Generate a _rocm_init.py file like this (using any suitable scripting):

echo "
def initialize():
  import rocm_sdk
  rocm_sdk.initialize_process(preload_shortnames=[
    'amd_comgr',
    'amdhip64',
    'roctx64',
    'hiprtc',
    'hipblas',
    'hipfft',
    'hiprand',
    'hipsparse',
    'hipsparselt',
    'hipsolver',
    'rccl',
    'hipblaslt',
    'miopen',
    'hipdnn',
  ],
  check_version='$(rocm-sdk version)')
" > torch/_rocm_init.py

Note that you must preload any libraries that your native extensions depend on so that when the operating system attempts to resolve linkage, they are already in the namespace. The above is an example that, at the time of writing, was suitable for PyTorch.
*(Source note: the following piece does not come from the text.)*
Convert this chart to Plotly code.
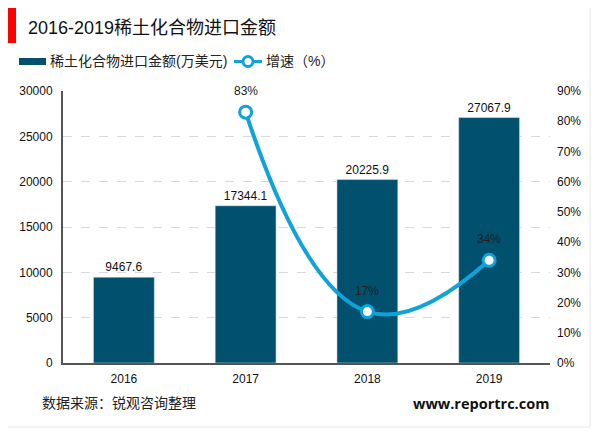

Note that it version locks to a specific ROCm SDK version. This is generally appropriate for development/nightly builds. For production builds, you will want to lock to a major/minor version only and use a wildcard (*) to match the suffix.

By default, on version mismatch, a Warning will be raised. You can pass fail_on_version_mismatch=True to make this an exception.

Dynamic Library Resolution

The above procedure works for libraries that are hard dependencies of native extensions or their deps. If code needs to dynamically load libraries, typically preloading them in this way will work, and then a subsequent dlopen() or equiv will find them. However, the rocm_sdk.find_libraries(*shortnames) entrypoint is also provided and can be used to query an OS independent absolute path to a given named library that is known to the distribution.

Testing

The rocm distribution, if installed, bundles self tests which verify API contracts and file/directory layout. Since the Python ecosystem is ever evolving, and packages like this use several "adventurous" features, we bundle the ability for detailed self checks. Run them with:

rocm-sdk test

If you are having any problem with your ROCm Python installation, it is recommended to run this to verify integrity and basic functionality.

Providing the output of rocm-sdk test in any bug reports is greatly appreciated.